Microsoft for the rescue! For Microsoft, this is the best way to get their operating system (which really seems to be pretty good!) onto devices, as most devices run with the cheaper Android and Microsofts main problem with WinOS7 is that users just have not seen it in action anywhere. I saw it on a developer’s device at work, and it looked pretty impressive. But Microsoft cannot sell their own device, as they just have never produced phones and don’t have the retail backend that Apple has. So for Microsoft it’s a no-brainer, as they need to have a critical mass of phones out there. Meanwhile I guess that the “strategic partner thing” means that the fees for Nokia will be a lot smaller than for everyone else. (Just FYI: Microsoft takes these fees because they want to guarantee that devices using WP7 will be uptodate and get the fitting drivers ASAP, using their own engineers for that. Besides making money.)

And what would be the alternative solution for Nokia? Close all their factories, give their money to the stockholders and leave, saying that it has been a nice dominance of the world market but now they’re tired and want to go back to making tires? (Yes, they made tires.) Certainly not. After all they still have a really big name that will make customers buy their phones again – no matter what the software is called today (consumers only think of the device brand, not about the OS brand). When the customer sees that the Nokia phone has nicer graphics than the iPhone and the HTC phone, he’ll buy the Nokia phone.

That said, I can only applause both corporations. They have made a good move. They just need to make sure it’s not the last good move, as shipping will count and not big agreements. They need to work hard and fast to generate some serious competition, else at least Nokia is doomed.

P. S.: Another point about Microsoft: they have a lot of elite programmers on their team, and its the old windows core that slows them down. I believe that the developement of WinPhone7 will be going much faster than their development in the PC OS.
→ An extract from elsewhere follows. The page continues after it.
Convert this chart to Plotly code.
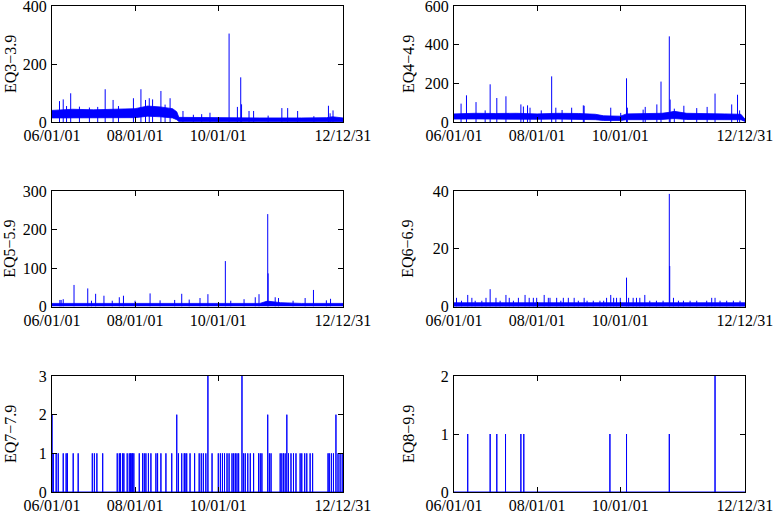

Creative Commons License photo credit: Arty Smokes (deaf mute)

Stop mocking Microsoft and Nokia

Its easier to make fun of unpopular brands like Microsoft and Nokia but please acknowledge that they together might have the power to shake up the smartphone market.

Microsoft has the people and the brains to maintain a really good mobile OS. In fact, most people whining about WinPhone7 have never seen it or are just anti-Microsoft anyways. WinPhone7 but it has a nice concept and a real nice language and framework for developers. And they don’t feature-overload it like Google does with Android – instead they’re aiming for constistency and a polished OS.

Nokia has the resources to cheaply produce high quality phones and the infrastructure to sell them anywhere in the world. And let’s face it: Microsoft doesn’t produce phones, so it’s nothing new that they’d love to have Nokias with WinOS anyways. The only new thing in this news is that Nokia learned from it’s failure to create a good mobile OS and gives up on that.

Final point: who of you doesn’t love a third competitor besides Android and iOS?